Consider the difference between a neatly stacked pile of books and books scattered randomly across a library floor. Grabbing a neat stack is one motion. Collecting the scattered books requires a frantic search. The same is true for a CPU. A loop processing elements in a contiguous array, where each element follows the last like soldiers in a line, is a perfect candidate for vectorization. The memory access pattern is predictable: if the first element is at address $\alpha$ , the next is at $\alpha+s$ , the one after at $\alpha+2s$ , and so on, where $s$ is the size of each element. The CPU can issue a single vector load instruction to gulp down a whole chunk of this array at once.

In contrast, imagine a data structure like a linked list of objects of different types, where each element is located at some arbitrary place in memory, connected only by a pointer to the next. Processing this list is like a treasure hunt, following one pointer to the next—an inherently serial process. Furthermore, if each element requires a slightly different operation depending on its type, it causes control divergence, breaking the "Single Instruction" rule. This is why a simple loop over a homogeneous array is a delight for a modern compiler to vectorize, while a loop over a heterogeneous list of objects typically resists such optimization entirely. A common strategy in high-performance computing is to refactor such scattered data into a Structure-of-Arrays (SoA) layout, essentially reorganizing the data by type into separate, contiguous arrays, just to make it palatable for SIMD operations.

This preference for order goes even deeper than just being contiguous. It demands alignment. An instruction designed to load 16 bytes of data, for instance, performs best when the starting memory address is a multiple of 16. A familiar place we see this principle in action is the highly-optimized memcpy function, used for copying blocks of memory. Its performance is not just a function of the number of bytes $n$ to copy, but is measurably faster when the source and destination addresses are well-aligned. Misalignment can force the hardware to perform extra work, such as issuing multiple memory transactions for a single instruction or preventing the use of the widest, fastest vector operations, which ultimately adds to the constant factor in its $\Theta(n)$ running time.

Let's make this tangible. Imagine we have a processor with 128-bit vector registers, internally divided into four 32-bit lanes. We want to process an array of 15-bit numbers. The most compact way to store them is back-to-back. But watch what happens: the first element takes bits 0-14, the second 15-29, and the third starts at bit 30 and spills over the 32-bit lane boundary, ending at bit 44. This is a disaster! The hardware is built to think in 32-bit chunks, and an element straddling a lane boundary creates a complex dependency that requires costly shuffling operations to resolve. Furthermore, if our SIMD instructions are designed to work on 16-bit quantities, they expect elements to start on 16-bit boundaries. An element starting at offset 15 or 30 won't work. The elegant solution? Padding. By adding a single, "wasted" bit to each 15-bit number, we create a 16-bit element. Now, two elements fit perfectly into each 32-bit lane (at offsets 0 and 16), no element crosses a lane boundary, and all elements are aligned for 16-bit instructions. We fit 8 elements into our 128-bit register, and the pipeline flows smoothly. The tiny cost of padding yields a massive performance gain by respecting the hardware's nature.
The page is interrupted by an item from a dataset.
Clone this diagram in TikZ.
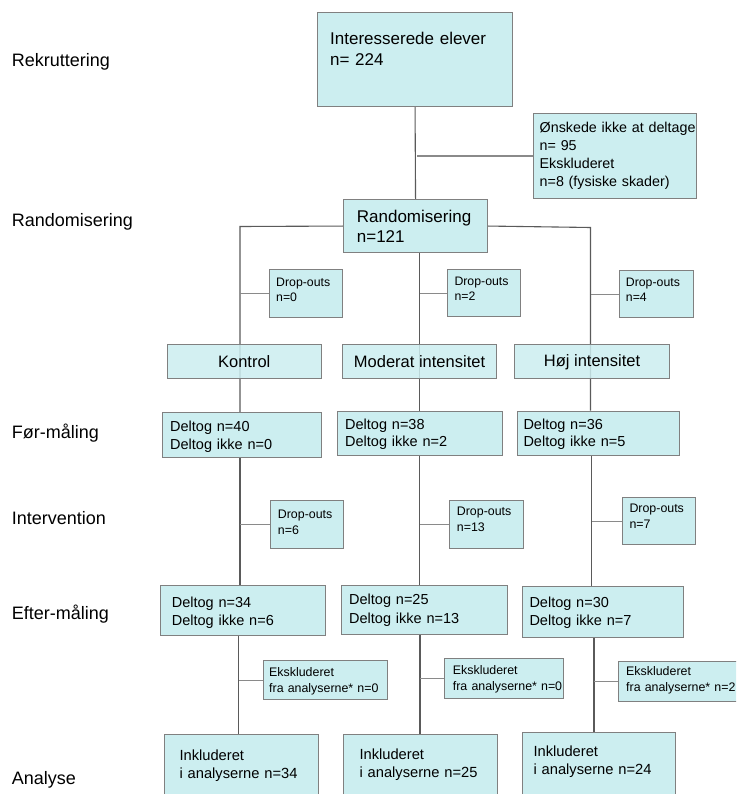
\documentclass[tikz,border=0pt]{standalone}
\usepackage{fontspec}
\setmainfont{Liberation Sans}
\usetikzlibrary{backgrounds}
\definecolor{boxfill}{HTML}{CCEEF0}
\definecolor{boxline}{HTML}{808080}
\definecolor{trunk}{HTML}{5A5A5A}
\definecolor{twig}{HTML}{8A8A8A}
\tikzset{
  box/.style={draw=boxline, fill=boxfill, line width=1.1pt, inner sep=0pt, anchor=north west},
  group/.style={box, fill opacity=0.85, text opacity=1, font=\fontsize{16.5}{20}\selectfont},
  txt/.style={anchor=base west, inner sep=0pt, align=left, text width=200pt},
  fbig/.style={txt, font=\fontsize{17}{21.5}\selectfont},
  fexcl/.style={txt, font=\fontsize{14.3}{18.3}\selectfont},
  fsmall/.style={txt, font=\fontsize{12.4}{15.8}\selectfont},
  fmid/.style={txt, font=\fontsize{14.5}{18}\selectfont},
  fincl/.style={txt, font=\fontsize{14.7}{18.3}\selectfont},
  stage/.style={anchor=base west, inner sep=0pt, font=\fontsize{18}{22}\selectfont},
  conn/.style={draw=trunk, line width=1.1pt},
  twigline/.style={draw=twig, line width=1.1pt},
}
\begin{document}
\begin{tikzpicture}[x=1pt, y=-1pt]
\clip (0,0) rectangle (736,794);

% stage labels
\node[stage] (s1) at (11.7,66.5) {Rekruttering};
\node[stage] (s2) at (11.7,226.5) {Randomisering};
\node[stage] (s3) at (11.7,438.2) {Før-måling};
\node[stage] (s4) at (11.7,524.8) {Intervention};
\node[stage] (s5) at (11.7,619.8) {Efter-måling};
\node[stage] (s6) at (11.7,784.8) {Analyse};

% recruitment and randomisation
\node[box, minimum width=195pt, minimum height=94pt] (top) at (317,12) {};
\node[fbig] (topt) at (330,44.4) {Interesserede elever\\n= 224};
\node[box, minimum width=163pt, minimum height=85pt] (excl) at (533,113) {};
\node[fexcl] (exclt) at (539.5,132.1) {Ønskede ikke at deltage\\n= 95\\Ekskluderet\\n=8 (fysiske skader)};
\node[box, minimum width=144pt, minimum height=53pt] (rand) at (343,199) {};
\node[fbig, font=\fontsize{17}{20.7}\selectfont] (randt) at (356.7,222.1) {Randomisering\\n=121};

% drop-outs before allocation
\node[box, minimum width=73pt, minimum height=48pt] (d1) at (269,269) {};
\node[fsmall, font=\fontsize{12.3}{15}\selectfont] (d1t) at (276,286.1) {Drop-outs\\n=0};
\node[box, minimum width=73pt, minimum height=47.3pt] (d2) at (447.3,269) {};
\node[fsmall, font=\fontsize{12.3}{15}\selectfont] (d2t) at (454.3,285.1) {Drop-outs\\n=2};
\node[box, minimum width=73.7pt, minimum height=47.6pt] (d3) at (619,269.7) {};
\node[fsmall, font=\fontsize{12.3}{15}\selectfont] (d3t) at (625.7,286.1) {Drop-outs\\n=4};

% pre-test
\node[box, minimum width=159.3pt, minimum height=44.4pt] (p1) at (162,412.3) {};
\node[fmid, font=\fontsize{14.5}{17.3}\selectfont] (p1t) at (170,431.9) {Deltog n=40\\Deltog ikke n=0};
\node[box, minimum width=165pt, minimum height=44.3pt] (p2) at (336.7,410.7) {};
\node[fmid, font=\fontsize{14.5}{17.3}\selectfont] (p2t) at (345,429.2) {Deltog n=38\\Deltog ikke n=2};
\node[box, minimum width=162.6pt, minimum height=44.3pt] (p3) at (516.7,410.7) {};
\node[fmid, font=\fontsize{14.5}{17.3}\selectfont] (p3t) at (523.3,429.2) {Deltog n=36\\Deltog ikke n=5};

% drop-outs during intervention
\node[box, minimum width=73pt, minimum height=47.7pt] (e1) at (270.3,500) {};
\node[fsmall] (e1t) at (277.7,518.8) {Drop-outs\\n=6};
\node[box, minimum width=73.7pt, minimum height=47.7pt] (e2) at (449.3,500) {};
\node[fsmall] (e2t) at (456.7,515.2) {Drop-outs\\n=13};
\node[box, minimum width=73.3pt, minimum height=47.6pt] (e3) at (621.7,496.7) {};
\node[fsmall] (e3t) at (629.3,512.8) {Drop-outs\\n=7};

% post-test
\node[box, minimum width=165pt, minimum height=50pt] (q1) at (160,585) {};
\node[fmid, font=\fontsize{14.5}{18.4}\selectfont] (q1t) at (171.7,607.5) {Deltog n=34\\Deltog ikke n=6};
\node[box, minimum width=165.7pt, minimum height=49pt] (q2) at (341,585) {};
\node[fmid, font=\fontsize{14.5}{18.6}\selectfont] (q2t) at (349,604.5) {Deltog n=25\\Deltog ikke n=13};
\node[box, minimum width=160.7pt, minimum height=51pt] (q3) at (522.3,586) {};
\node[fmid, font=\fontsize{14.5}{17.6}\selectfont] (q3t) at (529.3,607.9) {Deltog n=30\\Deltog ikke n=7};

% excluded from analyses
\node[box, minimum width=124pt, minimum height=39pt] (x1) at (263,660) {};
\node[fsmall] (x1t) at (269,676.8) {Ekskluderet\\fra analyserne* n=0};
\node[box, minimum width=118.7pt, minimum height=40pt] (x2) at (444,658.3) {};
\node[fsmall] (x2t) at (452.7,674.5) {Ekskluderet\\fra analyserne* n=0};
\node[box, minimum width=130pt, minimum height=40pt] (x3) at (617.7,660.7) {};
\node[fsmall] (x3t) at (626,675.5) {Ekskluderet\\fra analyserne* n=2};

% included in analyses
\node[box, minimum width=154pt, minimum height=80pt] (i1) at (164.3,734) {};
\node[fincl] (i1t) at (179.3,760.3) {Inkluderet\\i analyserne n=34};
\node[box, minimum width=154pt, minimum height=80pt] (i2) at (343.3,734) {};
\node[fincl] (i2t) at (359.3,759.3) {Inkluderet\\i analyserne n=25};
\node[box, minimum width=153.3pt, minimum height=80pt] (i3) at (521.7,732.3) {};
\node[fincl] (i3t) at (533.3,756.3) {Inkluderet\\i analyserne n=24};

% trunk and branch lines, drawn beneath the boxes
\coordinate (cL) at (240,226.5);
\coordinate (cR) at (590.5,227.5);
\coordinate (colA) at (238.5,700);
\coordinate (colB) at (420,700);
\coordinate (colC) at (594,700);

\begin{scope}[on background layer]
  \fill[white] (0,0) rectangle (736,794);
  \draw[conn] (top.south) -- (rand.north);
  \draw[twigline] (excl.west) -- ([xshift=2pt]excl.west -| top.south);
  \draw[conn] (rand.west) -- (cL) -- (cL |- p1.north);
  \draw[conn] (rand.east) -- (cR) -- (cR |- p3.north);
  \draw[conn] (p2.north |- rand.south) -- (p2.north);
  \draw[twigline] (d1.west) -- (d1.west -| cL);
  \draw[twigline] (d2.west) -- (d2.west -| p2.north);
  \draw[twigline] (d3.west) -- (d3.west -| cR);
  \draw[conn] (cL |- p1.south) -- (cL |- q1.north);
  \draw[conn] (p2.south) -- (p2.south |- q2.north);
  \draw[conn] ([xshift=1pt]cR |- p3.south) -- ([xshift=1pt]cR |- q3.north);
  \draw[twigline] (e1.west) -- (e1.west -| cL);
  \draw[twigline] (e2.west) -- (e2.west -| p2.south);
  \draw[twigline] (e3.west) -- ([xshift=1pt]e3.west -| cR);
  \draw[conn] (colA |- q1.south) -- (colA |- i1.north);
  \draw[conn] (colB |- q2.south) -- (colB |- i2.north);
  \draw[conn] (colC |- q3.south) -- (colC |- i3.north);
  \draw[twigline] (x1.west) -- (x1.west -| colA);
  \draw[twigline] (x2.west) -- (x2.west -| colB);
  \draw[twigline] (x3.west) -- (x3.west -| colC);
\end{scope}

% arm boxes, the trunk lines show faintly through them
\node[group, minimum width=154pt, minimum height=33.4pt] (g1) at (166.7,344.3) {Kontrol};
\node[group, minimum width=154pt, minimum height=34pt] (g2) at (342,344.3) {Moderat intensitet};
\node[group, minimum width=154.4pt, minimum height=34pt] (g3) at (514.3,344.3) {Høj intensitet};
\end{tikzpicture}
\end{document}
One Instruction, but Which One?

The "I" in SIMD is just as important as the "D". The choice of instruction can have a dramatic effect on the correctness of the result. A wonderful example comes from image processing. Imagine you have a vector of 8-bit numbers, each representing the brightness of a pixel (where 0 is black and 255 is white). You want to increase the brightness of the image by adding a constant value to each pixel.

What happens when you add 10 to a pixel that is already at a brightness of 250? The true sum is 260. An 8-bit number can only hold values up to 255. Standard integer arithmetic is modular: it wraps around. So, $260 \bmod 256 = 4$ . Your bright white pixel has just turned nearly black! This is called overflow and it produces terrible visual artifacts. Modular arithmetic also has the undesirable property of not being monotonic; increasing an input can sometimes lead to a smaller output, which is disastrous for representing physical quantities like brightness.

The correct approach is to use saturating arithmetic. This logic says that if a result exceeds the maximum representable value, it should just "saturate" or "clamp" at that maximum. So, $250 + 10$ would result in 255. The pixel just stays white, which is exactly what our intuition expects. Modern processors provide dedicated SIMD instructions for this, like VADDSAT (Vector Add with Saturation). If such an instruction isn't available, one can emulate it by first widening the 8-bit operands to 16-bit integers, performing the addition in the wider format (where $260$ fits comfortably), clamping the result to 255, and then narrowing it back to 8-bit.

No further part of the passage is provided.